Маргиналии на полях великих. Эмпатия

Максим Федорченко: литературный дневник

"Эжен Делакруа – это тот художник, который написал очень популярную картину «Свобода ведет народ Франции», отразившую революцию 48-го года. Помните – та картина, в которой на первом плане парижский гамен с пистолетом почти рядом с титанической женской фигурой во фригийском колпаке… Впереди – труп молодого рабочего..." (Юрий Олеша. Ни дня без строчки)
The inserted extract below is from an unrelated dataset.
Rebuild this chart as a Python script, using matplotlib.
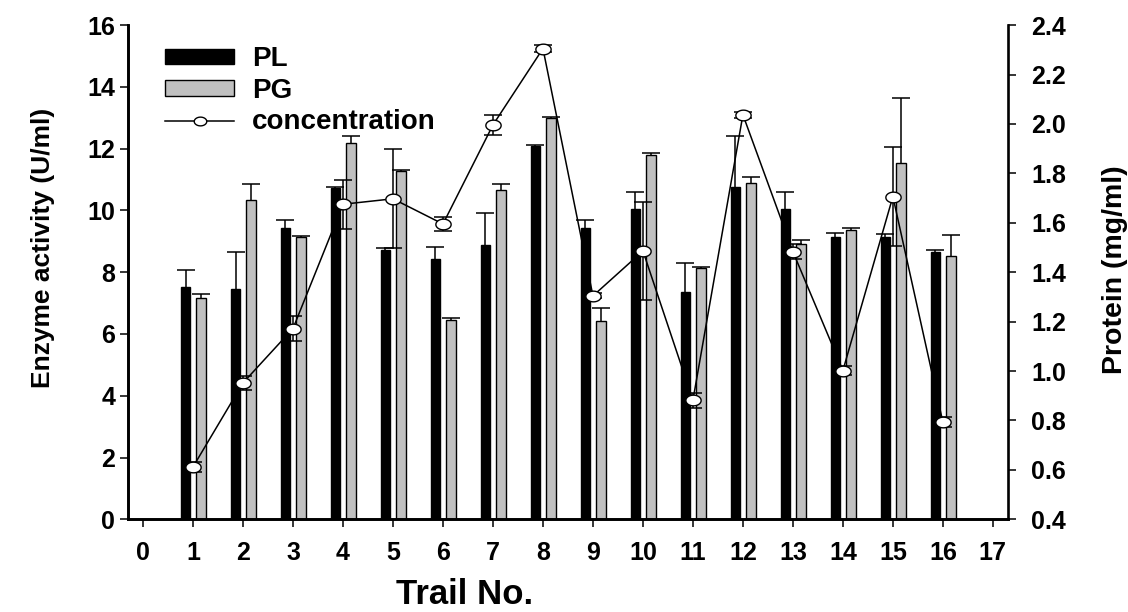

Правильно это картина называется "Свобода, ведущая народ", но дело не в этом. Дочитал я до "труп молодого рабочего" и остановился, потому что содрогнулся. А содрогнулся, потому что меня вдруг - наверное, как никогда раньше над книгой - пронзило ощущение неправильности, непоправимости, а потому и недопустимости вот такого состояния человека - "труп", и я повис на этом ощущении, как на игле виснет насекомое, только что помещенное энтомологом в коллекцию, но еще - живое, трепещущее, страдающее...
И тут я как бы раздвоился: пронзенный и содрогнувшийся "я" отвел глаза от книги и погрузился в болезненные размышления, а "я" второй, упивающийся точностью и метафоричностью текста Олеши, побежал зрачками по строчкам дальше. Но оставим сейчас этого второго, посмотрим, чем там терзался первый.
А вот его потрясло вовсе и не упоминание трупа молодого рабочего, и даже не его изображение - у Делакруа он полунаг, в одном носке, так мог бы выглядеть человек, которого смерть застала врасплох... Нет, другое стало ему понятно; осознанное, оно свалилось на него как некое новое бремя. Прямо скажем - не Бог весть что, да ладно, вот оно: медиа - литература, живопись, новости, современная война в прямом эфире на ютуб - все они дают очень специфическое представление о смерти, о превращении человека - в труп; дело даже не в том, как и что они изображают - дело в том, кому. Все медиа априори сделаны для живого зрителя; он воспринимает "труп молодого рабочего" - вещь жуткую совершенно! - из положения выжившего. Если это можно пережить - а мы пережили! - то это не так уж и страшно. Страшно, и даже очень, но не окончательно страшно - только для молодого рабочего все окончательно, но ему уже все равно, а наша жизнь - продолжается.
И не имеет значения, что нас от события отделяют 200 лет или 200 миллисекунд; 200 лет или 200 миллисекунд назад, но это уже произошло, а мы - выжили. Страшное - и даже самое страшное - давно или только что кануло в Лету, а "зори гибели озаряют очарованием ностальгии все кругом; даже гильотину" (Кундера). Да потому что мы - выжили!
И читатель, споткнувшись о "труп молодого рабочего", не застывает в ужасе и муке навсегда - ведь неправильно, ведь непоправимо! - а бежит дальше, пусть даже и не так бойко, как только что, как раньше.
И даже самое гениальное произведение не может затормозить или изменить ход событий, который множит "трупы молодых рабочих" или "страшных до озноба убытков", о которых терзался перед смертью чеховский гробовщик ("Скрипка Ротшильда"). Мало одной только гениальности автора - потому что есть та самая априори выжившая аудитория; от человека требуется - парадокс! - нечеловеческая эмпатия, чтобы получить от медиа полноценный экзистенциальный - околосмертный - опыт, который - возможно - способен что-то изменить в жизни этого человека и, как знать, других людей.
Читатель должен не просто прочесть о смерти другого; он должен умереть сам.